Fish Eye (2020)
By: Ali Moosavi
Fish Eye is a documentary which was planned to be shown at the Visions du Réel 2020 Film Festival in Switzerland. Director Amin Behroozzadeh, who has also photographed, edited, composed the music and supervised the sound recording, lets us follow with him the inhabitants of a fishing trawler as it sails in the ocean. Apart from the Captain, the Captain’s mates and the cook, who are Iranian, the rest of the crew are African. While waiting to reach a fish-rich part of the ocean, the crew busy themselves with watching African films; possibly Nollywood movies from Nigeria, the world’s third highest film producing country after USA and India. They’ve also been given sim cards by one of the Iranian crew and gather on the ship deck to call family and friends.
When a group of people are together for such long periods, a certain bond develops between them and they become each other’s second families. In fact, most such workers do not see their family more than one time a year, if they are lucky. The African crew appear to belong to an evangelical church and carry out their colourful prayer rituals aboard the boat with one of them acting as the preacher. Interestingly, the Iranian Captain joins in their prayers. It is not clear whether he has sought some comfort in Christianity or is just trying to make his crew feel that he is part of their family. For the New Year, the Iranian cook bakes a giant chocolate cake which the crew wash down with beer. Inevitably, singing and dancing follows with the Captain joining in.
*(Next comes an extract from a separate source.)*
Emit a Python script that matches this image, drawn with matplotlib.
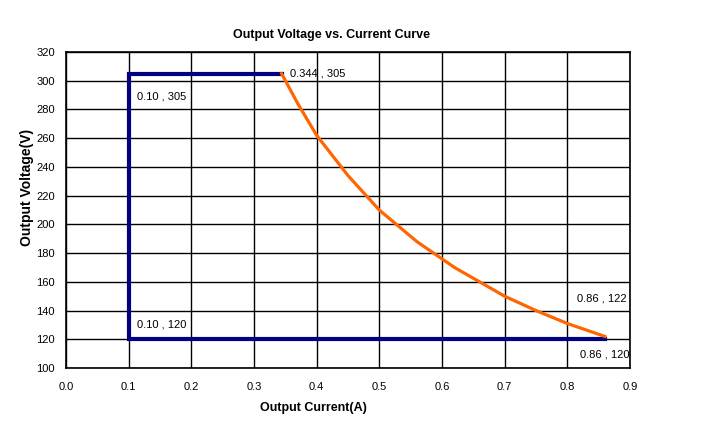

Behroozzadeh’s camera follows the fish from roaming free in the ocean and jumping over the waves to their capture and fruitless struggle to break free while life is slowly drained out of them as they travel on the carousel of doom. In a way they are a mirror image of the crew for whom life is a constant struggle for survival. They are paid just enough to be content and turn the wheels of capitalism. To endure this life, they turn to their religion, or opium as Marx famously interpreted it. One thing that Behroozzadeh’s camera cannot convey to the viewers is the overbearing smell of fish and sea water in such ships which makes living in them a real endurance test.
Behroozzadeh has laced his documentary with some poetic shots of white seagulls against the black sky and beautiful sunsets. These enticing shots to some degree offset the distress caused by the camera lingering close to the fish as they stare into our eyes while they are perishing away. Like any good documentary maker, Behroozzadeh has stayed in the background, allowing us to get close to his subjects, which are both the hunting crew and the hunted fish. Fish Eye will make you eye fish in a different light.